The general flow of this social media mis- or disinformation follows a discernible pattern: A long-form conversation from a charismatic podcaster is then cut into smaller soundbites and segments and spread through other social media platforms. Sometimes these soundbites and segments are just geopolitical musings easily dismissed. Sometimes though, they are assumed to be true by virtue of nothing more than the reputation of the platform and the podcaster on whose show such messaging is delivered.

These social media personalities themselves also gain their followings through a noticeable pattern. They are often first the guests on larger, corporately-funded, professionally-produced shows hosted by podcasters like David Rubin, James O’Keefe, Ben Shapiro or Tim Pool. Pool, a former Vice journalist, is generally thought to be one of the more fact-based and objective podcasters. He hosts the Timcast IRL show, on which he interviews unknown citizen journalists, rising social media personalities and sometimes US politicians. Pool’s viewership is inching toward 720 million views, which creates an almost instant viewer base for whomever he interviews. 

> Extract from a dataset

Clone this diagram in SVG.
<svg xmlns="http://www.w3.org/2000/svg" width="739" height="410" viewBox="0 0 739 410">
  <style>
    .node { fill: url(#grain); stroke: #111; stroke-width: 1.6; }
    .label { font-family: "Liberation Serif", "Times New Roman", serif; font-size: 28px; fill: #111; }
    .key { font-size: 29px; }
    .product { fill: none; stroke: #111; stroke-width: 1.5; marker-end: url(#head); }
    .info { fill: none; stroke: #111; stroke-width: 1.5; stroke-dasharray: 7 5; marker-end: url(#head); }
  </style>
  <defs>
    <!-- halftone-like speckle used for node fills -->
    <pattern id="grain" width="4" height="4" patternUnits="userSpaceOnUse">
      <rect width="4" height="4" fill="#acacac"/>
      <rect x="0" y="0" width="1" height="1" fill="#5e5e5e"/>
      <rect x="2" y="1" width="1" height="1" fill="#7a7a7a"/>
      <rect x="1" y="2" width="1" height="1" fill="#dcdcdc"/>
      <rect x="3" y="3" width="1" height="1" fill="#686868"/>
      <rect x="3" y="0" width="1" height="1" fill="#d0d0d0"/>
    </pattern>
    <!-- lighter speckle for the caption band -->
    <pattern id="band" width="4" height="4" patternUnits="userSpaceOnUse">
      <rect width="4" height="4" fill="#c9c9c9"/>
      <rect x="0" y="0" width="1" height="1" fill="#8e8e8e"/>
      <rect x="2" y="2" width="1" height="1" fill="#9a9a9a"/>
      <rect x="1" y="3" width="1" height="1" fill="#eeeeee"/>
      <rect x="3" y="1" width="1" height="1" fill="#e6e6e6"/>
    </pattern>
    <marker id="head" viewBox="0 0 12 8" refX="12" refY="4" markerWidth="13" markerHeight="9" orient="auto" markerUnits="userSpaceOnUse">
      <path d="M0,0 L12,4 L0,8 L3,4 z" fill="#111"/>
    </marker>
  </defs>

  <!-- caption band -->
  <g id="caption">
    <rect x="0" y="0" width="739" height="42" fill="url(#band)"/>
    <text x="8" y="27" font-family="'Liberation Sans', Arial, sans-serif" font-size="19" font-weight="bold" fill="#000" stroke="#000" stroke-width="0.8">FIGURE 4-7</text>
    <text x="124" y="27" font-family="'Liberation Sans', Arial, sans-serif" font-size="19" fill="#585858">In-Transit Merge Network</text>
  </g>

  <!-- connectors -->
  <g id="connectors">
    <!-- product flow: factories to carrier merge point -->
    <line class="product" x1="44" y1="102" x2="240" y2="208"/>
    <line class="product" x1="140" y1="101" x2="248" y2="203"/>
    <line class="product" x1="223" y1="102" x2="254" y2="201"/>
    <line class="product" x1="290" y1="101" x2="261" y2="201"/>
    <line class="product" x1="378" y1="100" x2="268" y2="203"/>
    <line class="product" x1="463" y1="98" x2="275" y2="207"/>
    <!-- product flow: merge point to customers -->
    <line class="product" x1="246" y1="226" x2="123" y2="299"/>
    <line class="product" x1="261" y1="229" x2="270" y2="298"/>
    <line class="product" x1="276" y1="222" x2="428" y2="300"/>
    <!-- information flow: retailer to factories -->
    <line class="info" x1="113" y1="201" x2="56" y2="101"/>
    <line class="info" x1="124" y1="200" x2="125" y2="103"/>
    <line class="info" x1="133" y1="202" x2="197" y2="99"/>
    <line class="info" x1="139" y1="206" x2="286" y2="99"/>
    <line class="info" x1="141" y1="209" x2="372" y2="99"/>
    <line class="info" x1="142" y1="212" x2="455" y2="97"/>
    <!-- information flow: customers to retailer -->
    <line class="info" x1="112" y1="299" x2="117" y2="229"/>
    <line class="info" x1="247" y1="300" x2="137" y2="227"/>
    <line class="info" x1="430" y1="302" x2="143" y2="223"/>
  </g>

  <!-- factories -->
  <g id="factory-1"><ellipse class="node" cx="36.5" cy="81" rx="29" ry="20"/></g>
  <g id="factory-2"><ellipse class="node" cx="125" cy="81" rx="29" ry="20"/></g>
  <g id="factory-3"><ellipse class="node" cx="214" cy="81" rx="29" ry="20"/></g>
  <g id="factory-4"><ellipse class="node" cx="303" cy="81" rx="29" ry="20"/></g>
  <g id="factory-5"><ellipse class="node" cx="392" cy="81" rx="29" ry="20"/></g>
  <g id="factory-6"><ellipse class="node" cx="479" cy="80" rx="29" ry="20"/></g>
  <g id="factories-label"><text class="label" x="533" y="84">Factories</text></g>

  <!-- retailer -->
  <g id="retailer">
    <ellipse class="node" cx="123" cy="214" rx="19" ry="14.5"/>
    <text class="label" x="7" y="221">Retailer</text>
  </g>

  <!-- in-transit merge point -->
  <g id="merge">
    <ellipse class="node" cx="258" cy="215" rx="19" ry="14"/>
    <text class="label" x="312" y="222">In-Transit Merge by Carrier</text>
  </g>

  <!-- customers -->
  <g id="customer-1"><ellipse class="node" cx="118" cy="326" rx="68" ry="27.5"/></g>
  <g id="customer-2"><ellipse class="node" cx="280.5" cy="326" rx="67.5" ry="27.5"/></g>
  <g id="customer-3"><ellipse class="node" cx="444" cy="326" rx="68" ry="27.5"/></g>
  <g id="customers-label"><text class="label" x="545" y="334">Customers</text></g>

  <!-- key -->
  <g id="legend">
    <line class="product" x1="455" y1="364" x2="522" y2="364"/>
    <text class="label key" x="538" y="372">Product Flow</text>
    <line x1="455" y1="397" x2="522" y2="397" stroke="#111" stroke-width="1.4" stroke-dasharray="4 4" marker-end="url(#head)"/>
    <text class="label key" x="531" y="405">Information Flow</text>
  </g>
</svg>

Many saw his show as refreshing since his previous commitment to fact-based and verifiable objectivity allowed him to present a diverse range of opinions by hosting guests on his platforms with leanings from across the political spectrum. Then, in early 2019, something interesting happened. Pool, along with the others, suddenly developed Sinophobic opinions. Like with Bustamante’s example above, some of Pool’s benign conversations about some issue affecting Western society would suddenly contain a shoe-horned-in attack on China.  

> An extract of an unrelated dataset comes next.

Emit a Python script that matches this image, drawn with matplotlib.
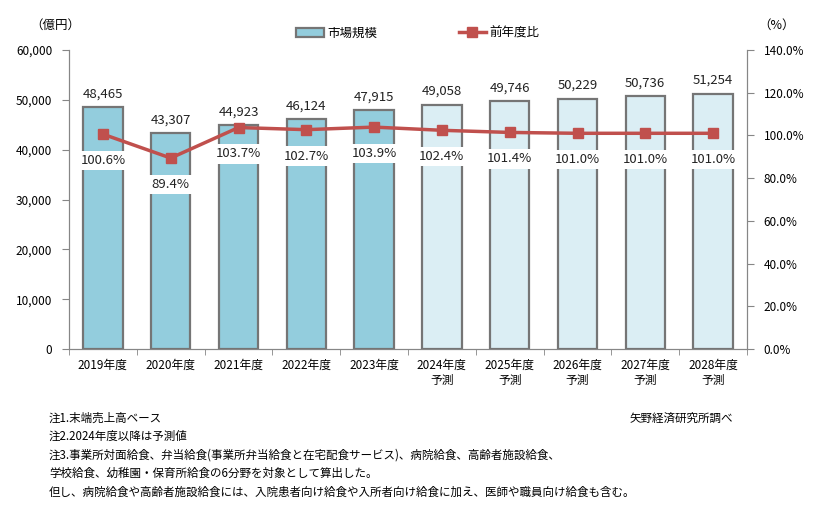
import matplotlib.pyplot as plt
import matplotlib.patches as mpatches
from matplotlib.lines import Line2D
import numpy as np

plt.rcParams['font.family'] = ['Noto Sans CJK JP', 'DejaVu Sans']

# --- Data ---
years = ['2019年度', '2020年度', '2021年度', '2022年度', '2023年度',
         '2024年度\n予測', '2025年度\n予測', '2026年度\n予測', '2027年度\n予測', '2028年度\n予測']
market = [48465, 43307, 44923, 46124, 47915, 49058, 49746, 50229, 50736, 51254]
yoy = [100.6, 89.4, 103.7, 102.7, 103.9, 102.4, 101.4, 101.0, 101.0, 101.0]
is_forecast = [False] * 5 + [True] * 5

notes = [
    '注1.末端売上高ベース',
    '注2.2024年度以降は予測値',
    '注3.事業所対面給食、弁当給食(事業所弁当給食と在宅配食サービス)、病院給食、高齢者施設給食、',
    '学校給食、幼稚園・保育所給食の6分野を対象として算出した。',
    '但し、病院給食や高齢者施設給食には、入院患者向け給食や入所者向け給食に加え、医師や職員向け給食も含む。',
]
source = '矢野経済研究所調べ'

# --- Colors ---
BAR_PAST = '#93CDDD'
BAR_FCST = '#DBEEF4'
BAR_EDGE = '#757575'
LINE_COLOR = '#C0504D'
AXIS_COLOR = '#868686'

W, H = 816, 508
fig = plt.figure(figsize=(W / 100, H / 100), dpi=100)
ax = fig.add_axes([69 / W, 1 - 349 / H, (747 - 69) / W, (349 - 50) / H])
ax2 = ax.twinx()

x = np.arange(len(years))
colors = [BAR_FCST if f else BAR_PAST for f in is_forecast]
ax.bar(x, market, width=0.58, color=colors, edgecolor=BAR_EDGE, linewidth=1.6, zorder=2)
for xi, v in zip(x, market):
    ax.annotate(f'{v:,}', (xi, v), xytext=(0, 5), textcoords='offset points',
                ha='center', va='bottom', fontsize=9.5, color='#222222')

ax.set_xlim(-0.5, len(years) - 0.5)
ax.set_ylim(0, 60000)
ax.set_yticks(np.arange(0, 60001, 10000))
ax.set_yticklabels([f'{v:,}' for v in range(0, 60001, 10000)])
ax.set_xticks(x)
ax.set_xticklabels(years, fontsize=8.5, linespacing=1.25)
ax.set_xticks(np.arange(-0.5, len(years), 1), minor=True)
ax.tick_params(axis='x', which='major', length=0, pad=7)
ax.tick_params(axis='x', which='minor', length=4, color=AXIS_COLOR)
ax.tick_params(axis='y', length=5, color=AXIS_COLOR, labelsize=8.5, pad=7)

ax2.plot(x, yoy, color=LINE_COLOR, linewidth=2.5, marker='s', markersize=7, zorder=3)
for xi, v in zip(x, yoy):
    ax2.annotate(f'{v:.1f}%', (xi, v), xytext=(0, -19), textcoords='offset points',
                 ha='center', va='center', fontsize=9.5, color='#222222',
                 bbox=dict(boxstyle='square,pad=0.25', fc='white', ec='none'))
ax2.set_ylim(0, 140)
ax2.set_yticks(np.arange(0, 141, 20))
ax2.set_yticklabels([f'{v:.1f}%' for v in range(0, 141, 20)])
ax2.tick_params(axis='y', length=5, color=AXIS_COLOR, labelsize=8.5, pad=7)

for a in (ax, ax2):
    a.spines['top'].set_visible(False)
    for s in ('left', 'right', 'bottom'):
        a.spines[s].set_color(AXIS_COLOR)

ax2.set_zorder(ax.get_zorder() + 1)
ax2.patch.set_visible(False)

fig.text(30 / W, 1 - 25 / H, '（億円）', fontsize=9, va='center', ha='left')
fig.text(758 / W, 1 - 25 / H, '（%）', fontsize=9, va='center', ha='left')

handles = [mpatches.Patch(facecolor=BAR_PAST, edgecolor=BAR_EDGE, linewidth=1.6, label='市場規模'),
           Line2D([0], [0], color=LINE_COLOR, linewidth=2.5, marker='s', markersize=7, label='前年度比')]
fig.legend(handles=handles, loc='center', bbox_to_anchor=(418 / W, 1 - 33 / H), ncol=2,
           frameon=False, fontsize=9, columnspacing=6.5, handlelength=2.2, handletextpad=0.3)

for i, line in enumerate(notes):
    fig.text(49 / W, 1 - (418 + i * 18.5) / H, line, fontsize=8.3, va='center', ha='left')
fig.text(733 / W, 1 - 418 / H, source, fontsize=8.3, va='center', ha='right')

fig.savefig('out.png', dpi=100)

Objective opinions are always open to change when evidence to the contrary is presented, but Pool’s change was too sharp, too fast and lacked any evidence. It was in that moment that the “China bad” narrative began to spread in earnest around the new-media complex, based in the nebulous world of social media. Pool claims the funding for his show is generated through viewer donations and memberships, but his sudden reversal on China’s rise suggests that some other entity is likely also funding his opinions — an entity which has leveraged social media algorithms to create an influence signal boosting construct that has designated China its enemy. 

No one knows who ultimately funds people like Tim Pool but many names (from the Western left and right) have been thrown around as possible financiers. The ones that stand out with pockets deep enough to sustain such a construct are Steve Bannon, Dennis Prager of PragerU, brothers Eric and Bret Weinstein, Charlie Kirk of Turning Point USA, George Soros and a return of the war-mongering neocon apparatus that ran the Bush senior and junior presidencies. 

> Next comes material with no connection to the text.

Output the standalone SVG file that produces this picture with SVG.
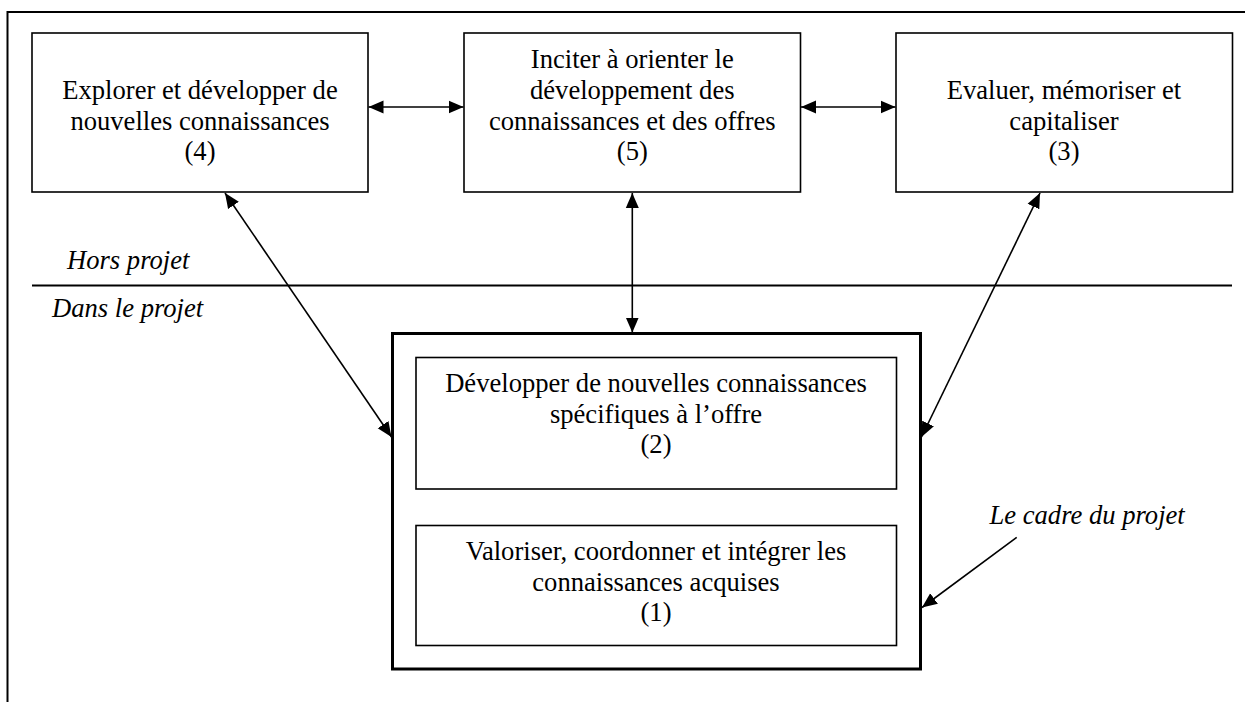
<svg xmlns="http://www.w3.org/2000/svg" width="1245" height="702" viewBox="0 0 1245 702">
<style>
.box{fill:#fff;stroke:#000;stroke-width:1.6}
.frame{fill:none;stroke:#000;stroke-width:3}
.t{font-family:"Liberation Serif","Times New Roman",serif;font-size:26.6px;fill:#000;text-anchor:middle}
.i{font-family:"Liberation Serif","Times New Roman",serif;font-size:26.6px;font-style:italic;fill:#000}
.c{stroke:#000;stroke-width:1.6;fill:none;marker-end:url(#ah)}
.cc{stroke:#000;stroke-width:1.6;fill:none;marker-start:url(#ah);marker-end:url(#ah)}
</style>
<defs>
<marker id="ah" markerUnits="userSpaceOnUse" markerWidth="16" markerHeight="14" refX="15" refY="6.5" orient="auto-start-reverse" viewBox="0 0 16 13">
<path d="M0,0 L15,6.5 L0,13 Z" fill="#000"/>
</marker>
</defs>
<rect width="1245" height="702" fill="#fff"/>
<g id="outer">
<path d="M7.5,702 V12 H1245" fill="none" stroke="#000" stroke-width="2"/>
</g>
<g id="separator">
<line x1="32" y1="285.5" x2="1232" y2="285.5" stroke="#000" stroke-width="2"/>
<text class="i" x="67" y="269">Hors projet</text>
<text class="i" x="52" y="317">Dans le projet</text>
</g>
<g id="n4">
<rect class="box" x="32" y="33" width="336" height="159"/>
<text class="t" x="200" y="99">Explorer et développer de</text>
<text class="t" x="200" y="129.5">nouvelles connaissances</text>
<text class="t" x="200" y="160">(4)</text>
</g>
<g id="n5">
<rect class="box" x="464" y="33" width="336.5" height="159"/>
<text class="t" x="632.3" y="68">Inciter à orienter le</text>
<text class="t" x="632.3" y="99">développement des</text>
<text class="t" x="632.3" y="129.5">connaissances et des offres</text>
<text class="t" x="632.3" y="160">(5)</text>
</g>
<g id="n3">
<rect class="box" x="896" y="33" width="336.5" height="159"/>
<text class="t" x="1064" y="99">Evaluer, mémoriser et</text>
<text class="t" x="1064" y="129.5">capitaliser</text>
<text class="t" x="1064" y="160">(3)</text>
</g>
<g id="cadre">
<rect class="frame" x="392.5" y="333.5" width="528" height="335.5"/>
<text class="i" x="989.5" y="523.5">Le cadre du projet</text>
</g>
<g id="n2">
<rect class="box" x="416" y="357.5" width="480.5" height="131.5"/>
<text class="t" x="656" y="392">Développer de nouvelles connaissances</text>
<text class="t" x="656" y="422.5">spécifiques à l’offre</text>
<text class="t" x="656" y="453">(2)</text>
</g>
<g id="n1">
<rect class="box" x="416" y="525.5" width="480.5" height="120"/>
<text class="t" x="656" y="560">Valoriser, coordonner et intégrer les</text>
<text class="t" x="656" y="590.5">connaissances acquises</text>
<text class="t" x="656" y="621">(1)</text>
</g>
<g id="connectors">
<line class="cc" x1="368.5" y1="107" x2="463.5" y2="107"/>
<line class="cc" x1="801" y1="107" x2="895.5" y2="107"/>
<line class="cc" x1="632.3" y1="193" x2="632.3" y2="332.5"/>
<line class="cc" x1="225" y1="193" x2="391.5" y2="437"/>
<line class="cc" x1="1040" y1="193" x2="921.5" y2="437"/>
<line class="c" x1="1016.7" y1="537.3" x2="922" y2="607.5"/>
</g>
</svg>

Interestingly though, two common factors shared by the names above is that they have all personally expressed Sinophobic rhetoric and, oddly, they all started off being against former president Trump’s presidency before ultimately changing their outward opinion of him. The pattern has been repeated too often, and the opinions repeated almost verbatim too many times, for it all to be mere coincidence. The question now is how Elon Musk’s acquisition of Twitter will affect this influence signal boosting construct. 

The author is a writer, columnist and historian based in Hong Kong.

The views do not necessarily reflect those of China Daily.